- Born: January 1, 1911 Halden, Norway
- Died: November 4, 1990 (aged 79)
- Education: University of Oslo
- Occupation: Linguist
- Relatives: Sam Melberg (brother)

= Håkon Melberg =

Norwegian linguist

Håkon Melberg (January 1, 1911 - November 4, 1990) was one of Norway's foremost linguists. He knew 42 languages and could communicate in an additional 20.

Born in Halden, Melberg graduated from the Halden Latin School in 1930 with top grades. He went on to study languages and linguistics at the University of Oslo for 6 or 7 years, but left without obtaining a formal degree. He received a scholarship to study modern English in London as preparation for a professorate in English, and wrote the novel 'Solen går aldri ned' in 1938. Melberg then received research funding from NAVF to study Celtic languages, staying in Ireland, Wales, Scotland, and Brittany for long periods.

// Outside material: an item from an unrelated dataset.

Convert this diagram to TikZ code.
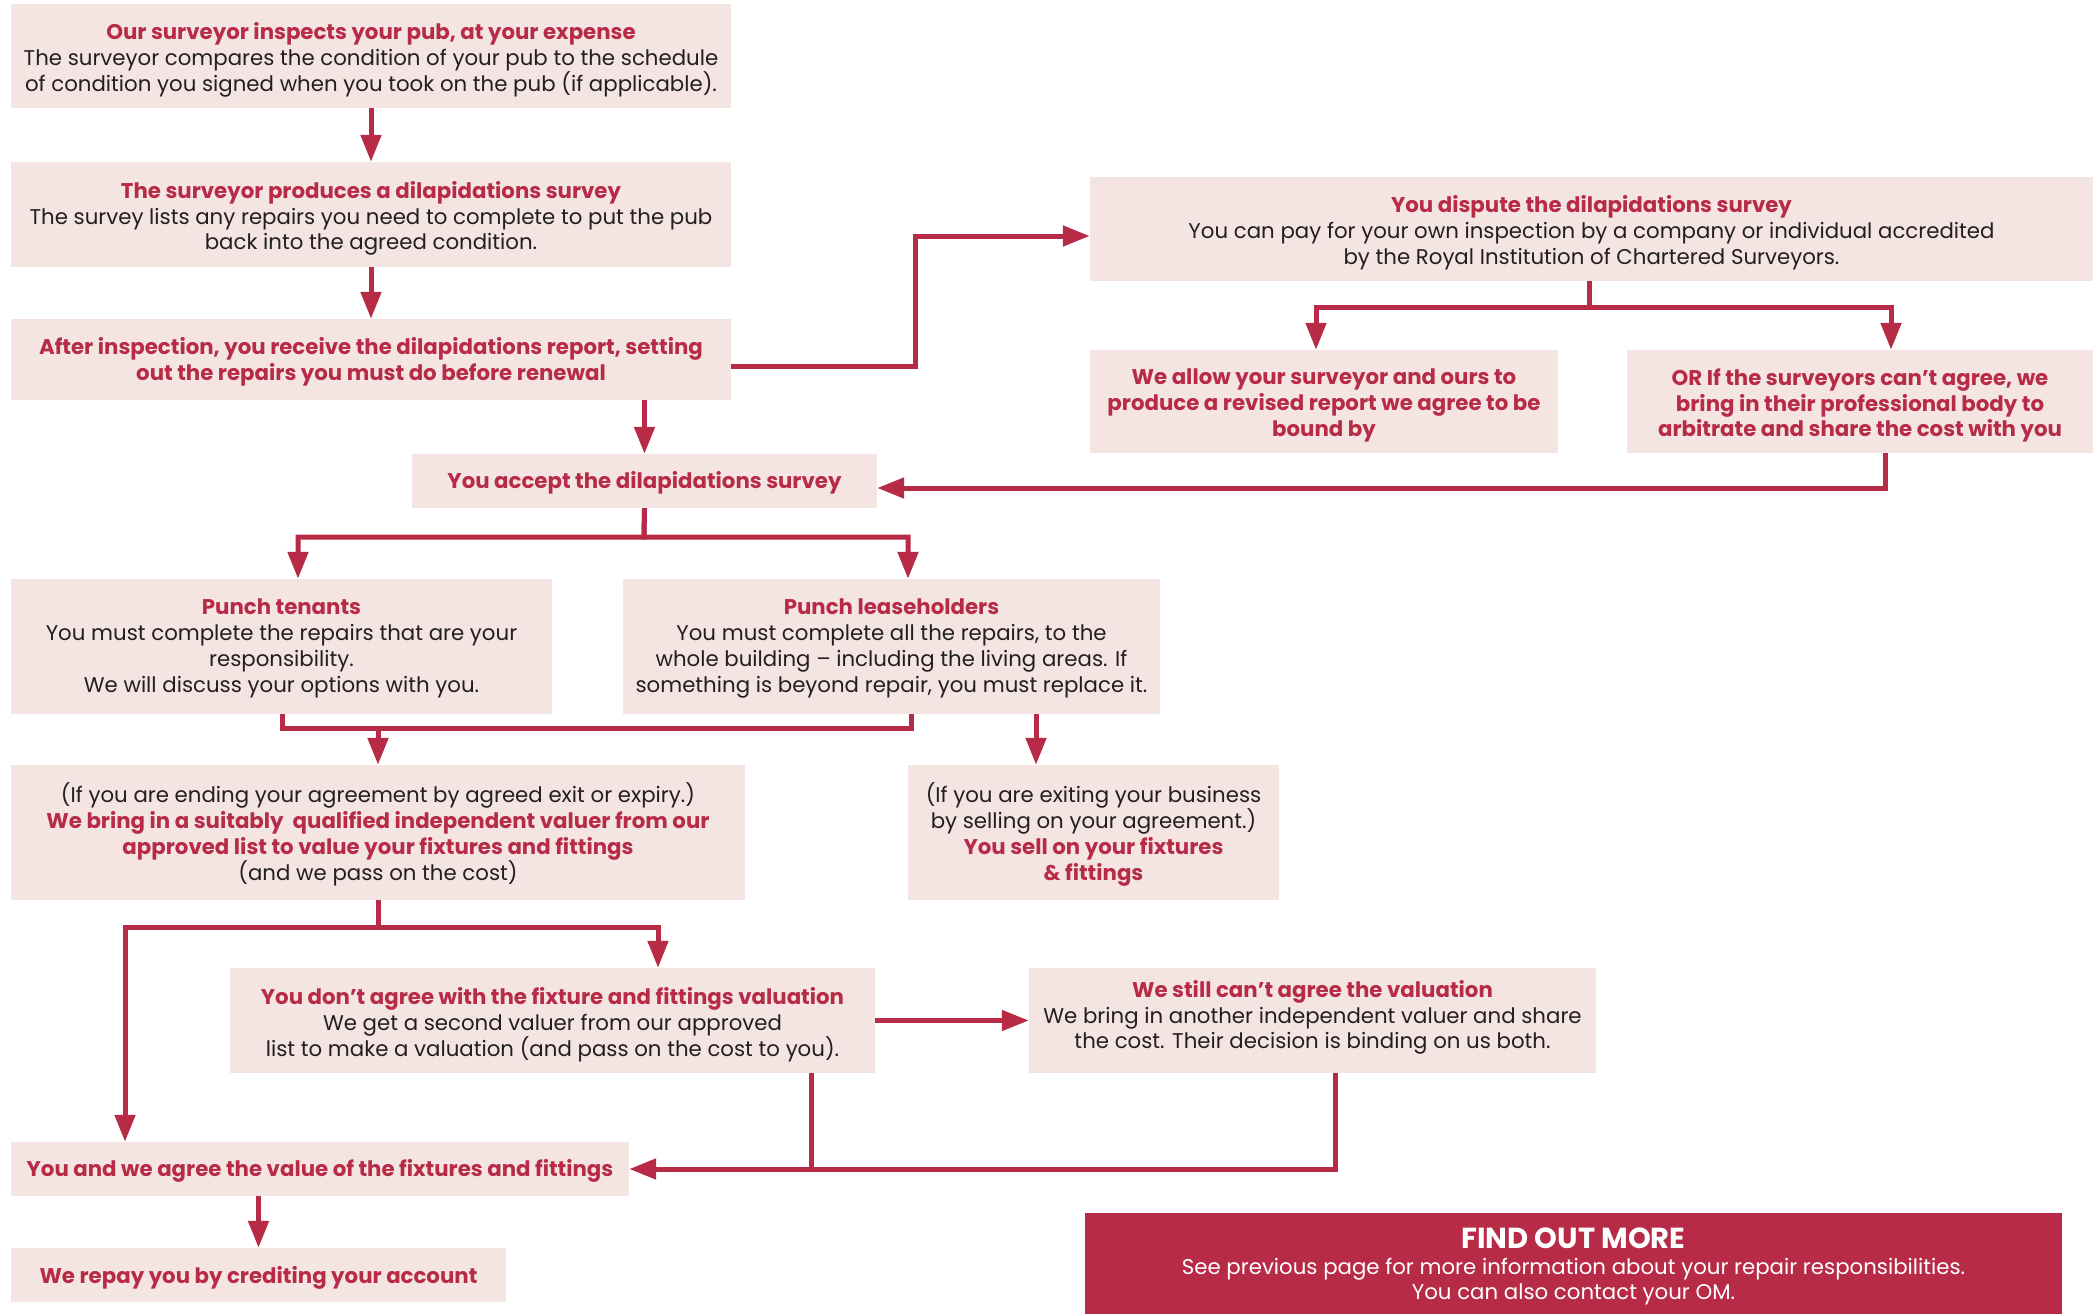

To support a rather meagre economy and encourage the work with Celtic languages, Thomas Coats 2nd Baron Glentanar and the Earl of Bute gave Melberg a sum of money that he did not use himself, but instead handed over to Oslo University in support of a Celtic institute.

During the occupation years in Norway, Melberg was one of the leaders of XU Pan, a spy organisation that collected secret German information and transmitted it to London. This work is described in the book 'Dobbeltspill – Nazilensmannen som lurte tyskerne' (1988) by T. Brynildsen and H. Melberg.

From 1940 to 1943, Melberg worked as a jiu jitsu instructor at his brother Sam's training institute in Oslo. Melberg wrote the introductory chapter titled "Vitenskapen å slåss" ("The Science of Fighting") to Sam's book, 'Jiu Jitsu'.

In September 1945, Melberg presented the first version of his hypothesis on the origin of the Scandinavian nations to the Norwegian Science Academy in Oslo. It was met with silence. A year later, it was presented to the Danish Science Academy in Copenhagen, where it provoked animated discussion. Due to misunderstandings and the need for background information that became apparent during these discussions, Melberg decided to present his work with all the information required to evaluate the hypothesis. The outcome was the two-volume work, 'Origin of the Scandinavian Nations and Languages' (1953). They are available with searchable text in and

After the publication of that work, Melberg continued his work with Celtic languages for some years. The rest of his active life was spent working with and for children in Halden. In 1945, Melberg and his wife began running an activity center for children called Barnas hus. He wrote the text for a children's opera, 'Nattmannens barn', which was first presented in 1960. Melberg died in 1990.